◆ **WHAT TO DO**
Output the data word for word, dropping every image.

-- start of SOURCE EXCERPT --

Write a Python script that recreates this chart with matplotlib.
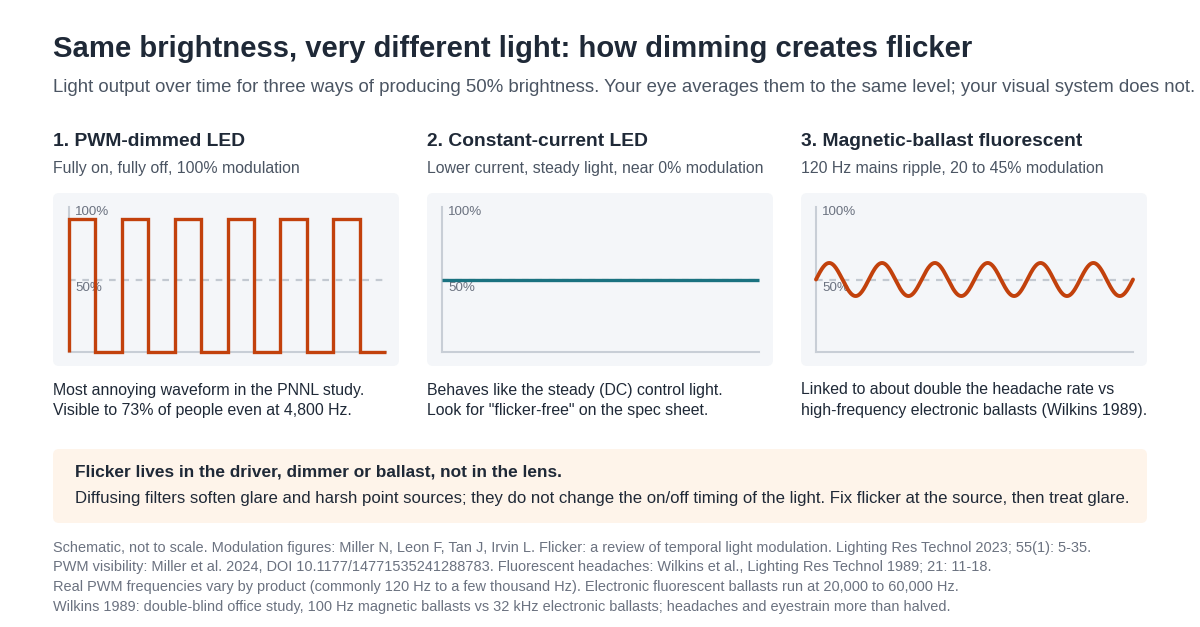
import numpy as np
import matplotlib
matplotlib.use("Agg")
import matplotlib.pyplot as plt
from matplotlib.patches import FancyBboxPatch

plt.rcParams['font.family'] = ['Liberation Sans', 'DejaVu Sans']

# ---- texts ----
title = "Same brightness, very different light: how dimming creates flicker"
subtitle = ("Light output over time for three ways of producing 50% brightness. "
            "Your eye averages them to the same level; your visual system does not.")
panel_titles = ["1. PWM-dimmed LED", "2. Constant-current LED", "3. Magnetic-ballast fluorescent"]
panel_subtitles = ["Fully on, fully off, 100% modulation",
                   "Lower current, steady light, near 0% modulation",
                   "120 Hz mains ripple, 20 to 45% modulation"]
panel_notes = [["Most annoying waveform in the PNNL study.",
                "Visible to 73% of people even at 4,800 Hz."],
               ["Behaves like the steady (DC) control light.",
                'Look for "flicker-free" on the spec sheet.'],
               ["Linked to about double the headache rate vs",
                "high-frequency electronic ballasts (Wilkins 1989)."]]
callout_head = "Flicker lives in the driver, dimmer or ballast, not in the lens."
callout_body = ("Diffusing filters soften glare and harsh point sources; they do not change "
                "the on/off timing of the light. Fix flicker at the source, then treat glare.")
footer = [
    "Schematic, not to scale. Modulation figures: Miller N, Leon F, Tan J, Irvin L. Flicker: a review of "
    "temporal light modulation. Lighting Res Technol 2023; 55(1): 5-35.",
    "PWM visibility: Miller et al. 2024, DOI 10.1177/14771535241288783. Fluorescent headaches: "
    "Wilkins et al., Lighting Res Technol 1989; 21: 11-18.",
    "Real PWM frequencies vary by product (commonly 120 Hz to a few thousand Hz). Electronic fluorescent "
    "ballasts run at 20,000 to 60,000 Hz.",
    "Wilkins 1989: double-blind office study, 100 Hz magnetic ballasts vs 32 kHz electronic ballasts; "
    "headaches and eyestrain more than halved.",
]

# ---- waveforms (time in cycles, light in % of full output) ----
pwm_times = [0, 0, 0.5, 1, 1.5, 2, 2.5, 3, 3.5, 4, 4.5, 5, 5.5, 6]
pwm_levels = [0, 92, 0, 92, 0, 92, 0, 92, 0, 92, 0, 92, 0, 0]

cc_times = [0, 6]
cc_levels = [50, 50]

ripple_mean = 50
ripple_amp = 11.4
ripple_cycles = 6

average_level = 50

ORANGE = "#c2410c"
TEAL = "#1a7280"
DARK = "#1f2937"
MID = "#4b5563"
LIGHT = "#6b7280"

fig = plt.figure(figsize=(12, 6.27), dpi=100)

# pixel-space background layer for boxes and text
bg = fig.add_axes([0, 0, 1, 1], zorder=0)
bg.set_xlim(0, 1200)
bg.set_ylim(627, 0)
bg.axis('off')


def box(x0, y0, x1, y1, color):
    bg.add_patch(FancyBboxPatch((x0, y0), x1 - x0, y1 - y0,
                                boxstyle="round,pad=0,rounding_size=6",
                                fc=color, ec='none'))


bg.text(53, 49, title, fontsize=21.1, fontweight='bold', color=DARK, va='center')
bg.text(53, 88, subtitle, fontsize=13.45, color=MID, va='center')

col_x = [53, 427, 801]
box_w = 346
for i, x in enumerate(col_x):
    bg.text(x, 142, panel_titles[i], fontsize=13.9, fontweight='bold', color=DARK, va='center')
    bg.text(x, 168, panel_subtitles[i], fontsize=11.4, color=MID, va='center')
    box(x, 193, x + box_w, 366, "#f4f6f9")
    bg.text(x, 390, panel_notes[i][0], fontsize=11.4, color=DARK, va='center')
    bg.text(x, 411, panel_notes[i][1], fontsize=11.4, color=DARK, va='center')

box(53, 449, 1147, 523, "#fef4ea")
bg.text(75, 472, callout_head, fontsize=12.4, fontweight='bold', color=DARK, va='center')
bg.text(75, 498, callout_body, fontsize=12.1, color=DARK, va='center')

for k, line in enumerate(footer):
    bg.text(53, 548 + k * 19.5, line, fontsize=10.45, color=LIGHT, va='center')

# ---- the three waveform plots ----
plot_left = [69, 442, 816]
plot_w = 317
top_px, bottom_px = 207, 352
series = [
    (pwm_times, pwm_levels, ORANGE, 'steps-post'),
    (cc_times, cc_levels, TEAL, 'default'),
    None,
]
for i, lx in enumerate(plot_left):
    ax = fig.add_axes([lx / 1200, 1 - bottom_px / 627, plot_w / 1200, (bottom_px - top_px) / 627],
                      zorder=1)
    ax.set_facecolor('none')
    ax.set_xlim(0, 6)
    ax.set_ylim(0, 100)
    for s in ['top', 'right']:
        ax.spines[s].set_visible(False)
    for s in ['left', 'bottom']:
        ax.spines[s].set_color("#c8ced6")
        ax.spines[s].set_linewidth(1.5)
    ax.set_xticks([])
    ax.set_yticks([])
    ax.axhline(average_level, color="#c3c9d1", lw=1.6, dashes=(3, 3), zorder=1)
    if i == 2:
        t = np.linspace(0, ripple_cycles, 600)
        ax.plot(t, ripple_mean + ripple_amp * np.sin(2 * np.pi * t), color=ORANGE,
                lw=2.8, clip_on=False, zorder=3, solid_capstyle='round')
    else:
        xs, ys, c, ds = series[i]
        ax.plot(xs, ys, color=c, lw=2.4, drawstyle=ds, clip_on=False, zorder=3,
                solid_joinstyle='miter', solid_capstyle='butt')
    bg.text(lx + 6, 212, "100%", fontsize=9.6, color=LIGHT, va='center', zorder=5)
    bg.text(lx + 6, 288, "50%", fontsize=9.6, color=LIGHT, va='center', zorder=5)

fig.savefig("out.png", dpi=100)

-- end of SOURCE EXCERPT --

◆ **RESULT**
Write a Python script that recreates this chart with matplotlib.
import numpy as np
import matplotlib
matplotlib.use("Agg")
import matplotlib.pyplot as plt
from matplotlib.patches import FancyBboxPatch

plt.rcParams['font.family'] = ['Liberation Sans', 'DejaVu Sans']

# ---- texts ----
title = "Same brightness, very different light: how dimming creates flicker"
subtitle = ("Light output over time for three ways of producing 50% brightness. "
            "Your eye averages them to the same level; your visual system does not.")
panel_titles = ["1. PWM-dimmed LED", "2. Constant-current LED", "3. Magnetic-ballast fluorescent"]
panel_subtitles = ["Fully on, fully off, 100% modulation",
                   "Lower current, steady light, near 0% modulation",
                   "120 Hz mains ripple, 20 to 45% modulation"]
panel_notes = [["Most annoying waveform in the PNNL study.",
                "Visible to 73% of people even at 4,800 Hz."],
               ["Behaves like the steady (DC) control light.",
                'Look for "flicker-free" on the spec sheet.'],
               ["Linked to about double the headache rate vs",
                "high-frequency electronic ballasts (Wilkins 1989)."]]
callout_head = "Flicker lives in the driver, dimmer or ballast, not in the lens."
callout_body = ("Diffusing filters soften glare and harsh point sources; they do not change "
                "the on/off timing of the light. Fix flicker at the source, then treat glare.")
footer = [
    "Schematic, not to scale. Modulation figures: Miller N, Leon F, Tan J, Irvin L. Flicker: a review of "
    "temporal light modulation. Lighting Res Technol 2023; 55(1): 5-35.",
    "PWM visibility: Miller et al. 2024, DOI 10.1177/14771535241288783. Fluorescent headaches: "
    "Wilkins et al., Lighting Res Technol 1989; 21: 11-18.",
    "Real PWM frequencies vary by product (commonly 120 Hz to a few thousand Hz). Electronic fluorescent "
    "ballasts run at 20,000 to 60,000 Hz.",
    "Wilkins 1989: double-blind office study, 100 Hz magnetic ballasts vs 32 kHz electronic ballasts; "
    "headaches and eyestrain more than halved.",
]

# ---- waveforms (time in cycles, light in % of full output) ----
pwm_times = [0, 0, 0.5, 1, 1.5, 2, 2.5, 3, 3.5, 4, 4.5, 5, 5.5, 6]
pwm_levels = [0, 92, 0, 92, 0, 92, 0, 92, 0, 92, 0, 92, 0, 0]

cc_times = [0, 6]
cc_levels = [50, 50]

ripple_mean = 50
ripple_amp = 11.4
ripple_cycles = 6

average_level = 50

ORANGE = "#c2410c"
TEAL = "#1a7280"
DARK = "#1f2937"
MID = "#4b5563"
LIGHT = "#6b7280"

fig = plt.figure(figsize=(12, 6.27), dpi=100)

# pixel-space background layer for boxes and text
bg = fig.add_axes([0, 0, 1, 1], zorder=0)
bg.set_xlim(0, 1200)
bg.set_ylim(627, 0)
bg.axis('off')


def box(x0, y0, x1, y1, color):
    bg.add_patch(FancyBboxPatch((x0, y0), x1 - x0, y1 - y0,
                                boxstyle="round,pad=0,rounding_size=6",
                                fc=color, ec='none'))


bg.text(53, 49, title, fontsize=21.1, fontweight='bold', color=DARK, va='center')
bg.text(53, 88, subtitle, fontsize=13.45, color=MID, va='center')

col_x = [53, 427, 801]
box_w = 346
for i, x in enumerate(col_x):
    bg.text(x, 142, panel_titles[i], fontsize=13.9, fontweight='bold', color=DARK, va='center')
    bg.text(x, 168, panel_subtitles[i], fontsize=11.4, color=MID, va='center')
    box(x, 193, x + box_w, 366, "#f4f6f9")
    bg.text(x, 390, panel_notes[i][0], fontsize=11.4, color=DARK, va='center')
    bg.text(x, 411, panel_notes[i][1], fontsize=11.4, color=DARK, va='center')

box(53, 449, 1147, 523, "#fef4ea")
bg.text(75, 472, callout_head, fontsize=12.4, fontweight='bold', color=DARK, va='center')
bg.text(75, 498, callout_body, fontsize=12.1, color=DARK, va='center')

for k, line in enumerate(footer):
    bg.text(53, 548 + k * 19.5, line, fontsize=10.45, color=LIGHT, va='center')

# ---- the three waveform plots ----
plot_left = [69, 442, 816]
plot_w = 317
top_px, bottom_px = 207, 352
series = [
    (pwm_times, pwm_levels, ORANGE, 'steps-post'),
    (cc_times, cc_levels, TEAL, 'default'),
    None,
]
for i, lx in enumerate(plot_left):
    ax = fig.add_axes([lx / 1200, 1 - bottom_px / 627, plot_w / 1200, (bottom_px - top_px) / 627],
                      zorder=1)
    ax.set_facecolor('none')
    ax.set_xlim(0, 6)
    ax.set_ylim(0, 100)
    for s in ['top', 'right']:
        ax.spines[s].set_visible(False)
    for s in ['left', 'bottom']:
        ax.spines[s].set_color("#c8ced6")
        ax.spines[s].set_linewidth(1.5)
    ax.set_xticks([])
    ax.set_yticks([])
    ax.axhline(average_level, color="#c3c9d1", lw=1.6, dashes=(3, 3), zorder=1)
    if i == 2:
        t = np.linspace(0, ripple_cycles, 600)
        ax.plot(t, ripple_mean + ripple_amp * np.sin(2 * np.pi * t), color=ORANGE,
                lw=2.8, clip_on=False, zorder=3, solid_capstyle='round')
    else:
        xs, ys, c, ds = series[i]
        ax.plot(xs, ys, color=c, lw=2.4, drawstyle=ds, clip_on=False, zorder=3,
                solid_joinstyle='miter', solid_capstyle='butt')
    bg.text(lx + 6, 212, "100%", fontsize=9.6, color=LIGHT, va='center', zorder=5)
    bg.text(lx + 6, 288, "50%", fontsize=9.6, color=LIGHT, va='center', zorder=5)

fig.savefig("out.png", dpi=100)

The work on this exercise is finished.